I managed to find the neuro-oncology team before I was referred to them, through some illicit googling I’d had many conversations with my specialist nurse before I met them on the day I met my neurosurgeon. Again, at the appointment we talked shop, I performed the perfect neuro assessment as I had done a thousand times before on many a patient over the years. My husband attended with me, after the appointment he asked: “Can you now explain all of that in non-hospital talk?!” It genuinely felt like we’d just been to an MDT and discussed another patient as I was still in work mode.

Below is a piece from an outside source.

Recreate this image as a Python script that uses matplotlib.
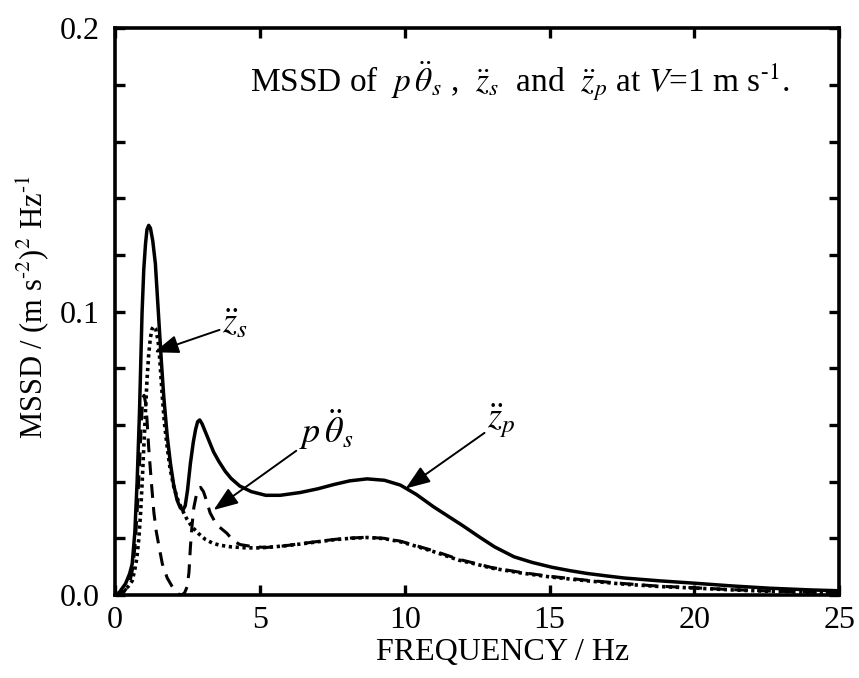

Whenever I attended appointments, I’d always dress up, wear my hair down, wear make-up – completely the opposite to my work self in uniform, hair scraped back into a messy bun and not a scrap of make-up. During the first lockdown I’d lost weight, worked so much overtime I had paid off all my debts. I was feeling good about myself. Then my neurosurgeon mentioned shaving my hair around the incision site. I had long Sarah-Jessica Parker style hair, the thought of a ‘patch’ or a ‘strip’ being shaved off was too much for me to deal with. It was all or nothing. Having this weird patch of regrowth? Nope, not for me.
Hannah in April 2021 after six weeks of radiotherapy and chemotherapy
I didn’t realise it at the time, but this was one of the last things that I was to be in control of: shaving my head. After this point everything started to go at a rapid pace, then the second time I met my neurosurgeon he’d brought the surgery forward by many weeks and I had no time for the psychological preparation for the ‘awake surgery’. That decision was taken away from me, I was to have surgery under general anaesthetic.
As we left the appointment he said “see you next Tuesday”. My husband and I sniggered like school kids.
It was then time to shave my head, with the help of a hairdresser friend on the Sunday evening before my surgery on the Tuesday. I separated and made many tiny ponytails as the Little Princess Trust specified on their website, and within moments there were eleven 16-inch rat tails on the kitchen side. I drank a bottle of champagne that I had kept since my 30th birthday, I couldn’t think of a more fitting occasion.
I truly loved my job and had worked incredibly hard to get there. I wasn’t clever enough to do A-levels, I didn’t get many GCSEs, so I came to physio late as a mature student and qualified when I was 28 after resitting many GSCEs at night school.
I am now 39 and medically retired. Which I hate.
I miss having a purpose.
Eight months after meeting my specialist nurse she moved on, in her leaving card I wrote ‘thank you for never making me feel like a patient’ and I truly meant it.
Hannah recently ran the Cardiff Half
Being on the ‘other side’ and on the receiving end as a health professional is a truly humbling experience. And if I was able to return to work, would my experiences of being on the other side change the care I delivered to my patients? I wouldn’t change a thing. It’s either in you or not and this confirmed for me that I had chosen the right career path.